ATN argues that the PSC's order attempts to regulate not Vitelco, but ATN and ITT, which are not public utilities. Although we agree that the PSC has no authority to regulate the conduct of ATN or ITT per se, we conclude that it clearly has the authority to regulate what they can extract from or impose upon Vitelco. If we were to accept ATTN's position that the PSC has no authority with respect to the sale of Vitelco's stock, it would necessarily follow that the PSC is powerless to stop ATN form causing Vitelco to place securities in the market containing covenants with unreasonable restrictions on Vitelco's use of its assets. We conclude that the PSC's powers are not so constrained.

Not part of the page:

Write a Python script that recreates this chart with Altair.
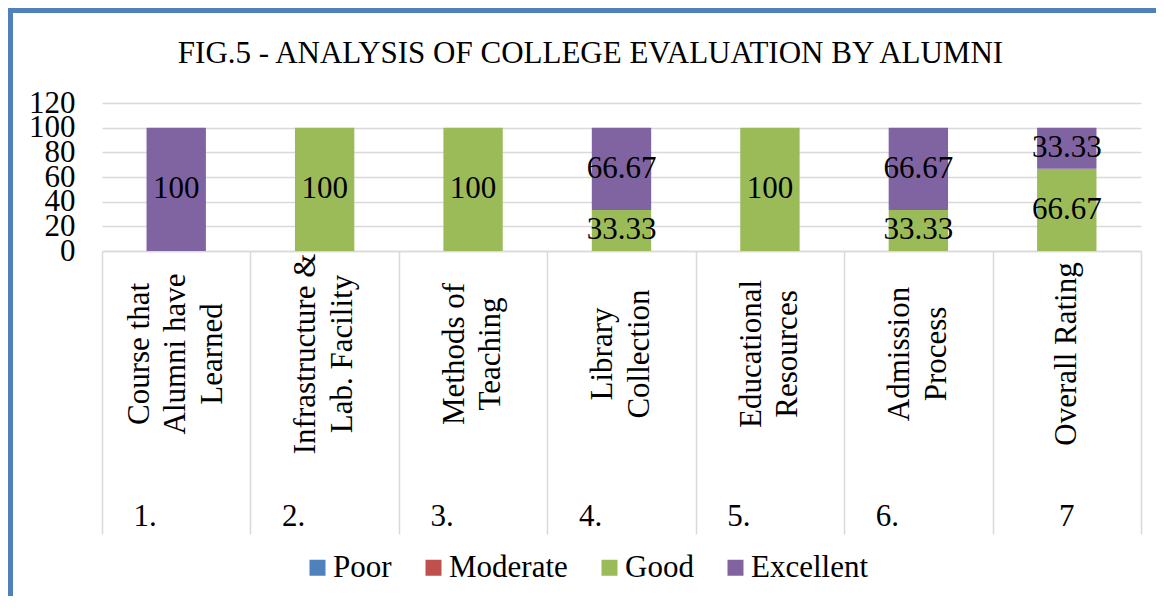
import altair as alt
import pandas as pd

categories = [
    "Course that Alumni have Learned",
    "Infrastructure & Lab. Facility",
    "Methods of Teaching",
    "Library Collection",
    "Educational Resources",
    "Admission Process",
    "Overall Rating",
]
label_lines = [
    "Course that|Alumni have|Learned",
    "Infrastructure &|Lab. Facility",
    "Methods of|Teaching",
    "Library|Collection",
    "Educational|Resources",
    "Admission|Process",
    "Overall Rating",
]
serials = ["1.", "2.", "3.", "4.", "5.", "6.", "7"]

series = ["Poor", "Moderate", "Good", "Excellent"]
colors = ["#4F81BD", "#C0504D", "#9BBB59", "#8064A2"]

poor = [0, 0, 0, 0, 0, 0, 0]
moderate = [0, 0, 0, 0, 0, 0, 0]
good = [0, 100, 100, 33.33, 100, 33.33, 66.67]
excellent = [100, 0, 0, 66.67, 0, 66.67, 33.33]

y_ticks = [0, 20, 40, 60, 80, 100, 120]
title_text = "FIG.5 - ANALYSIS OF COLLEGE EVALUATION BY ALUMNI"

FONT = "Liberation Serif"
FS = 31
GRID = "#D9D9D9"
LINE_H = 36.5

rows = []
for s_i, (name, vals) in enumerate(zip(series, [poor, moderate, good, excellent])):
    for c, v in zip(categories, vals):
        rows.append({"category": c, "series": name, "value": v, "order": s_i})
df = pd.DataFrame(rows)

lab_df = pd.DataFrame({"category": categories, "lines": label_lines, "serial": serials})

W, H = 1039, 148

xscale = alt.Scale(paddingInner=0, paddingOuter=0)
xaxis = alt.Axis(
    labels=False,
    tickBand="extent",
    tickSize=283,
    tickColor=GRID,
    tickWidth=1.5,
    domainColor=GRID,
    domainWidth=1.5,
    grid=False,
    title=None,
)
yscale = alt.Scale(domain=[0, 120], nice=False)
yaxis = alt.Axis(
    values=y_ticks,
    domain=False,
    ticks=False,
    labelPadding=27,
    labelFont=FONT,
    labelFontSize=FS,
    labelColor="black",
    labelOverlap=False,
    labelFlush=False,
    gridColor=GRID,
    gridWidth=1.5,
    title=None,
)


def xenc():
    return alt.X("category:N", sort=categories, scale=xscale, axis=xaxis)


base = (
    alt.Chart(df)
    .transform_filter("datum.value > 0")
    .transform_stack(
        stack="value",
        groupby=["category"],
        as_=["y0", "y1"],
        sort=[alt.SortField("order", order="ascending")],
    )
    .transform_calculate(mid="(datum.y0 + datum.y1) / 2")
)

bars = base.mark_bar(width=alt.RelativeBandSize(0.4)).encode(
    x=xenc(),
    y=alt.Y("y0:Q", scale=yscale, axis=yaxis),
    y2="y1:Q",
    color=alt.Color(
        "series:N",
        scale=alt.Scale(domain=series, range=colors),
        legend=alt.Legend(
            orient="none",
            legendX=200,
            legendY=449,
            direction="horizontal",
            title=None,
            symbolType="square",
            symbolSize=256,
            symbolStrokeWidth=0,
            symbolOpacity=1,
            labelFont=FONT,
            labelFontSize=FS,
            labelColor="black",
            labelOffset=0,
            columnPadding=26,
            padding=0,
        ),
    ),
)

values_text = base.mark_text(
    font=FONT, fontSize=FS, color="black", align="center", baseline="middle"
).encode(
    x=xenc(),
    y=alt.Y("mid:Q", scale=yscale, axis=yaxis),
    text=alt.Text("value:Q"),
)

cat_base = alt.Chart(lab_df).transform_calculate(
    n="length(split(datum.lines, '|'))"
)
cat_layers = []
for n_lines in (1, 2, 3):
    cat_layers.append(
        cat_base.transform_filter(f"datum.n == {n_lines}")
        .mark_text(
            font=FONT,
            fontSize=FS,
            color="black",
            angle=270,
            align="center",
            baseline="middle",
            lineBreak="|",
            lineHeight=LINE_H,
            dy=-(n_lines - 1) * LINE_H / 2,
        )
        .encode(
            x=xenc(),
            y=alt.value(251),
            text="lines:N",
        )
    )

serial_dot = alt.Chart(lab_df).transform_filter(
    "indexof(datum.serial, '.') > 0"
).mark_text(
    font=FONT, fontSize=FS, color="black", align="center", baseline="middle", dx=-31
).encode(
    x=xenc(),
    y=alt.value(414),
    text="serial:N",
)

serial_plain = alt.Chart(lab_df).transform_filter(
    "indexof(datum.serial, '.') < 0"
).mark_text(
    font=FONT, fontSize=FS, color="black", align="center", baseline="middle"
).encode(
    x=xenc(),
    y=alt.value(414),
    text="serial:N",
)

frame_data = alt.Data(values=[{"k": 1}])
border_top = alt.Chart(frame_data).mark_rule(color="#4F81BD", strokeWidth=5).encode(
    x=alt.value(-94), x2=alt.value(W + 15), y=alt.value(-92.5)
)
border_left = alt.Chart(frame_data).mark_rule(color="#4F81BD", strokeWidth=5).encode(
    x=alt.value(-91.5), y=alt.value(-95), y2=alt.value(500)
)

chart = (
    alt.layer(bars, values_text, *cat_layers, serial_dot, serial_plain, border_top, border_left)
    .properties(
        width=W,
        height=H,
        autosize="none",
        padding={"left": 94, "top": 95, "right": 15, "bottom": 345},
        title=alt.TitleParams(
            text=title_text,
            font=FONT,
            fontSize=FS,
            fontWeight="normal",
            color="black",
            anchor="middle",
            frame="group",
            baseline="alphabetic",
            dx=-31,
            offset=-88,
        ),
        background="white",
    )
    .configure_view(stroke=None)
    .configure_axisY(labelOverlap=False)
)

chart.save("out.html", embed_options={"renderer": "svg", "actions": False})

In addition, ATN contends that the five year prohibition on the transfer of control of Vitelco's stock contained in the 1959 agreement evidences the legislature's intent not to allow the PSC to interfere with any stock transfers after that time. Suffice it to say that we do not read that agreement as conferring upon ITT an unfettered right to sell Vitelco at the end of the five year period without regard to the effect of the transfer on Vitelco's ability to offer adequate telephone facilities and service at reasonable rates.

III.

We hold that the PSC had authority under the pre-amendment statute to impose conditions on the sale of Vitelco's stock as a means of assuring Vitelco's continuing ability to provide adequate facilities and service at reasonable rates. In light of this holding, we need not decide whether the application of the statutory amendment to this sale would violate the Contract Clause.*fn3 We will reverse the judgment of the district court and remand for further proceedings consistent with this opinion.